SwiftUI swap 2 views's places (once replaces the other)

Question

I have 2 views in SwiftUI in the HStack. I want to change their places, so 1. view jumps to 2. position and 2. to 1. position.

Here is some code example:

HStack {
    Spacer()
    LeftChannelView()
        .offset(x: swapLeftToRight ? calculatedOffset : 0.0)
    Spacer()
    RightChannelView()
        .offset(x: swapLeftToRight ? -calculatedOffset : 0.0)
    Spacer()
}

only calculatedOffset is unknown. I don't want to hardcode the value. I also don't want to calculate from UIScreen.bounds.

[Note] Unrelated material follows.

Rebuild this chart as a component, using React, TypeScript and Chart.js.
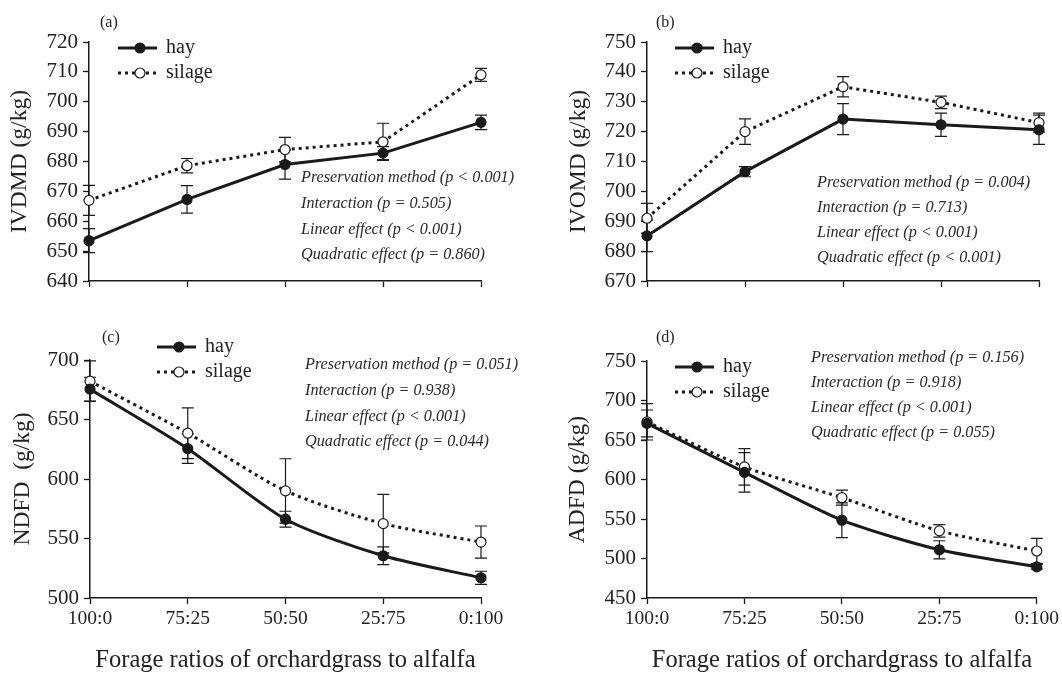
import React, { useEffect, useRef } from "react";
import { Chart, registerables } from "chart.js";

Chart.register(...registerables);

// ---------- data ----------
const categories = ["100:0", "75:25", "50:50", "25:75", "0:100"];
const seriesNames = ["hay", "silage"];

const ivdmdHay = [653.5, 667.3, 679.0, 682.8, 693.1];
const ivdmdHayErr = [4.0, 4.6, 4.9, 2.2, 2.4];
const ivdmdSilage = [667.0, 678.6, 684.0, 686.6, 709.0];
const ivdmdSilageErr = [5.0, 2.4, 4.1, 6.2, 2.2];

const ivomdHay = [685.1, 706.6, 724.2, 722.3, 720.6];
const ivomdHayErr = [5.3, 1.7, 5.2, 3.9, 4.9];
const ivomdSilage = [691.0, 720.0, 735.0, 729.8, 723.0];
const ivomdSilageErr = [5.0, 4.3, 3.4, 2.1, 3.2];

const ndfdHay = [675.5, 625.5, 566.2, 535.5, 517.0];
const ndfdHayErr = [10.0, 12.4, 6.7, 7.5, 5.5];
const ndfdSilage = [682.2, 638.5, 590.0, 562.5, 547.0];
const ndfdSilageErr = [17.0, 21.3, 27.0, 24.6, 13.5];

const adfdHay = [671.0, 609.0, 548.5, 511.0, 489.5];
const adfdHayErr = [17.0, 25.0, 22.0, 11.5, 3.0];
const adfdSilage = [673.0, 616.0, 577.0, 535.0, 509.5];
const adfdSilageErr = [23.0, 23.0, 9.5, 8.0, 16.0];

const statLabels = ["Preservation method", "Interaction", "Linear effect", "Quadratic effect"];
const ivdmdStats = ["(p < 0.001)", "(p = 0.505)", "(p < 0.001)", "(p = 0.860)"];
const ivomdStats = ["(p = 0.004)", "(p = 0.713)", "(p < 0.001)", "(p < 0.001)"];
const ndfdStats = ["(p = 0.051)", "(p = 0.938)", "(p < 0.001)", "(p = 0.044)"];
const adfdStats = ["(p = 0.156)", "(p = 0.918)", "(p < 0.001)", "(p = 0.055)"];

const xAxisTitle = "Forage ratios of orchardgrass to alfalfa";

// ---------- style ----------
const FONT = "'Liberation Serif', 'DejaVu Serif', serif";
const INK = "#1a1a1a";
const TEXT = "#222";

type PanelCfg = {
  key: string;
  letter: string;
  yTitle: string;
  hay: number[];
  hayErr: number[];
  silage: number[];
  silageErr: number[];
  stats: string[];
  yMin: number;
  yMax: number;
  step: number;
  tension: number;
  left: number;
  top: number;
  w: number;
  h: number;
  padLeft: number;
  padRight: number;
  padTop: number;
  yWidth: number;
  xHeight: number;
  showX: boolean;
  letterPos: [number, number];
  legendPos: [number, number];
  statsPos: [number, number];
  statsGap: number;
};

const panels: PanelCfg[] = [
  {
    key: "a", letter: "(a)", yTitle: "IVDMD (g/kg)",
    hay: ivdmdHay, hayErr: ivdmdHayErr, silage: ivdmdSilage, silageErr: ivdmdSilageErr,
    stats: ivdmdStats, yMin: 640, yMax: 720, step: 10, tension: 0,
    left: 0, top: 0, w: 531, h: 300, padLeft: 0, padRight: 50, padTop: 42, yWidth: 89, xHeight: 19, showX: false,
    letterPos: [100, 23], legendPos: [118, 48], statsPos: [301, 178], statsGap: 25.7,
  },
  {
    key: "b", letter: "(b)", yTitle: "IVOMD (g/kg)",
    hay: ivomdHay, hayErr: ivomdHayErr, silage: ivomdSilage, silageErr: ivomdSilageErr,
    stats: ivomdStats, yMin: 670, yMax: 750, step: 10, tension: 0,
    left: 531, top: 0, w: 531, h: 300, padLeft: 28, padRight: 23, padTop: 42, yWidth: 88, xHeight: 19, showX: false,
    letterPos: [125, 23], legendPos: [144, 48], statsPos: [286, 183], statsGap: 25,
  },
  {
    key: "c", letter: "(c)", yTitle: "NDFD  (g/kg)",
    hay: ndfdHay, hayErr: ndfdHayErr, silage: ndfdSilage, silageErr: ndfdSilageErr,
    stats: ndfdStats, yMin: 500, yMax: 700, step: 50, tension: 0.25,
    left: 0, top: 300, w: 531, h: 373, padLeft: 3, padRight: 50, padTop: 60, yWidth: 87, xHeight: 75, showX: true,
    letterPos: [102, 38], legendPos: [157, 47], statsPos: [305, 65], statsGap: 25.7,
  },
  {
    key: "d", letter: "(d)", yTitle: "ADFD (g/kg)",
    hay: adfdHay, hayErr: adfdHayErr, silage: adfdSilage, silageErr: adfdSilageErr,
    stats: adfdStats, yMin: 450, yMax: 750, step: 50, tension: 0.25,
    left: 531, top: 300, w: 531, h: 373, padLeft: 27, padRight: 23, padTop: 61, yWidth: 89, xHeight: 75, showX: true,
    letterPos: [125, 38], legendPos: [144, 67], statsPos: [280, 58], statsGap: 25,
  },
];

const overlayPlugin = {
  id: "overlay",
  beforeDatasetsDraw(chart: any, _args: any, opts: any) {
    const ctx = chart.ctx;
    const xs = chart.scales.x;
    const ys = chart.scales.y;
    ctx.save();
    ctx.strokeStyle = INK;
    ctx.lineWidth = 1.2;
    ctx.setLineDash([]);
    chart.data.datasets.forEach((ds: any, i: number) => {
      const errs: number[] = opts.errors[i];
      ds.data.forEach((v: number, j: number) => {
        const e = errs[j];
        const x = xs.getPixelForValue(j);
        const y1 = ys.getPixelForValue(v + e);
        const y2 = ys.getPixelForValue(v - e);
        ctx.beginPath();
        ctx.moveTo(x, y1);
        ctx.lineTo(x, y2);
        ctx.moveTo(x - 6, y1);
        ctx.lineTo(x + 6, y1);
        ctx.moveTo(x - 6, y2);
        ctx.lineTo(x + 6, y2);
        ctx.stroke();
      });
    });
    ctx.restore();
  },
  afterDraw(chart: any, _args: any, opts: any) {
    const ctx = chart.ctx;
    ctx.save();
    ctx.fillStyle = TEXT;
    ctx.font = `16px ${FONT}`;
    ctx.textBaseline = "middle";
    ctx.textAlign = "left";
    ctx.fillText(opts.letter, opts.letterPos[0], opts.letterPos[1]);

    const [lx, ly] = opts.legendPos;
    const rowGap = 25;
    chart.data.datasets.forEach((ds: any, i: number) => {
      const y = ly + i * rowGap;
      ctx.beginPath();
      ctx.strokeStyle = INK;
      ctx.lineWidth = 3;
      ctx.setLineDash(ds.borderDash || []);
      ctx.moveTo(lx, y);
      ctx.lineTo(lx + 39, y);
      ctx.stroke();
      ctx.setLineDash([]);
      ctx.beginPath();
      ctx.arc(lx + 22, y, 5, 0, Math.PI * 2);
      ctx.fillStyle = ds.pointBackgroundColor;
      ctx.fill();
      ctx.lineWidth = 1.2;
      ctx.strokeStyle = INK;
      ctx.stroke();
      ctx.fillStyle = TEXT;
      ctx.font = `20px ${FONT}`;
      ctx.textAlign = "left";
      ctx.textBaseline = "middle";
      ctx.fillText(ds.label, lx + 48, y);
    });

    ctx.fillStyle = "#2a2a2a";
    ctx.font = `italic 16.2px ${FONT}`;
    ctx.textAlign = "left";
    ctx.textBaseline = "middle";
    opts.stats.forEach((s: string, i: number) => {
      ctx.fillText(s, opts.statsPos[0], opts.statsPos[1] + i * opts.statsGap);
    });
    ctx.restore();
  },
};

function Panel({ cfg }: { cfg: PanelCfg }) {
  const ref = useRef<HTMLCanvasElement | null>(null);
  useEffect(() => {
    if (!ref.current) return;
    const chart = new Chart(ref.current, {
      type: "line",
      data: {
        labels: categories,
        datasets: [
          {
            label: seriesNames[0],
            data: cfg.hay,
            borderColor: INK,
            borderWidth: 3,
            pointRadius: 5,
            pointBackgroundColor: INK,
            pointBorderColor: INK,
            pointBorderWidth: 1.2,
            tension: cfg.tension,
            clip: false as any,
          },
          {
            label: seriesNames[1],
            data: cfg.silage,
            borderColor: INK,
            borderWidth: 3,
            borderDash: [3, 4],
            pointRadius: 5,
            pointBackgroundColor: "#ffffff",
            pointBorderColor: INK,
            pointBorderWidth: 1.2,
            tension: cfg.tension,
            clip: false as any,
          },
        ],
      },
      options: {
        animation: false,
        responsive: false,
        maintainAspectRatio: false,
        layout: { padding: { left: cfg.padLeft, right: cfg.padRight, top: cfg.padTop, bottom: 0 } },
        plugins: {
          legend: { display: false },
          tooltip: { enabled: false },
          overlay: {
            errors: [cfg.hayErr, cfg.silageErr],
            letter: cfg.letter,
            letterPos: cfg.letterPos,
            legendPos: cfg.legendPos,
            stats: cfg.stats.map((s, i) => `${statLabels[i]} ${s}`),
            statsPos: cfg.statsPos,
            statsGap: cfg.statsGap,
          },
        } as any,
        scales: {
          x: {
            type: "category",
            offset: false,
            grid: {
              drawOnChartArea: false,
              drawTicks: true,
              tickLength: 6,
              tickWidth: 1.3,
              tickColor: INK,
            },
            border: { display: true, color: INK, width: 1.5 },
            ticks: {
              display: cfg.showX,
              color: TEXT,
              font: { family: FONT, size: 19.5 },
              padding: 3,
              maxRotation: 0,
              autoSkip: false,
            },
            title: {
              display: cfg.showX,
              text: xAxisTitle,
              color: TEXT,
              font: { family: FONT, size: 24.5, lineHeight: 1 },
              padding: { top: 1, bottom: 0 },
            },
            afterFit: (s: any) => {
              s.height = cfg.xHeight;
            },
          },
          y: {
            type: "linear",
            min: cfg.yMin,
            max: cfg.yMax,
            grid: {
              drawOnChartArea: false,
              drawTicks: true,
              tickLength: 6,
              tickWidth: 1.3,
              tickColor: INK,
            },
            border: { display: true, color: INK, width: 1.5 },
            ticks: {
              stepSize: cfg.step,
              color: TEXT,
              font: { family: FONT, size: 21 },
              padding: 5,
            },
            title: {
              display: true,
              text: cfg.yTitle,
              color: TEXT,
              font: { family: FONT, size: 23.5, lineHeight: 1.2 },
              padding: { top: 6, bottom: 0 },
            },
            afterFit: (s: any) => {
              s.width = cfg.yWidth;
            },
          },
        },
      },
      plugins: [overlayPlugin as any],
    });
    return () => chart.destroy();
  }, [cfg]);

  return (
    <canvas
      ref={ref}
      width={cfg.w}
      height={cfg.h}
      style={{ position: "absolute", left: cfg.left, top: cfg.top, width: cfg.w, height: cfg.h }}
    />
  );
}

export default function App() {
  useEffect(() => {
    document.body.style.margin = "0";
    document.body.style.background = "#ffffff";
  }, []);
  return (
    <div style={{ position: "relative", width: 1062, height: 673, background: "#ffffff", overflow: "hidden" }}>
      {panels.map((p) => (
        <Panel key={p.key} cfg={p} />
      ))}
    </div>
  );
}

How should I calculate calculatedOffset?

Setting offset seems to work and also is animated nicely when I toggle swapLeftToRight.

withAnimation {
    swapLeftToRight.toggle()
}

Answer 1

One way to achieve this is by carefully applying matchedGeometryEffect twice to each swappable view (so four times in total).

import PlaygroundSupport
import SwiftUI

struct SwappyView: View {
    @Binding var swapped: Bool
    @Namespace var namespace
    
    var body: some View {
        HStack {
            Spacer()
            Text("Lefty Loosey")
                .matchedGeometryEffect(
                    id: swapped ? "right" : "left",
                    in: namespace,
                    properties: .position,
                    anchor: .center,
                    isSource: false
                )
                .matchedGeometryEffect(
                    id: "left",
                    in: namespace,
                    properties: .position,
                    anchor: .center,
                    isSource: true
                )
            Spacer()
            Text("Righty Tighty")
                .matchedGeometryEffect(
                    id: swapped ? "left" : "right",
                    in: namespace,
                    properties: .position,
                    anchor: .center,
                    isSource: false
                )
                .matchedGeometryEffect(
                    id: "right",
                    in: namespace,
                    properties: .position,
                    anchor: .center,
                    isSource: true
                )
            Spacer()
        }
    }
}

struct DemoView: View {
    @State var swapped: Bool = false
    
    var body: some View {
        VStack {
            SwappyView(swapped: $swapped)
            Button("Swap!") {
                withAnimation {
                    swapped.toggle()
                }
            }
        }
    }
}

PlaygroundPage.current.setLiveView(DemoView())

The reason this works may be difficult to understand. The use of matchedGeometryEffect(..., isSource: false), can reposition the modified view, but that repositioning happens after the view’s layout has been computed. (The offset and position modifiers also work this way.) So the frames captured by the matchedGeometryEffect(..., isSource: true) modifiers are the frames where the views would appear if there were no isSource: false modifiers.

Answer 2

You don't need to do any computations here, ever. On a simple level, the following code does exactly what you want:

struct SwapView: View {
    
    @State var leftChannelFirst = true
    
    var body: some View {
            ZStack {
                HStack {
                    Spacer()
                    LeftChannelView()
                    Spacer()
                    RightChannelView()
                    Spacer()
                }
                .opacity(leftChannelFirst ? 1 : 0)
                HStack {
                    Spacer()
                    RightChannelView()
                    Spacer()
                    LeftChannelView()
                    Spacer()
                }
                .opacity(leftChannelFirst ? 0 : 1)
            }
            .onTapGesture {
                withAnimation {
                    self.leftChannelFirst.toggle()
                }
            }
    }
}

You can add transitions, do matched geometry effects, or any number of advanced techniques. And, if you are worried that both "exist" on the screen at the same time, SwiftUI is highly optimized to not devote resources to invisible views.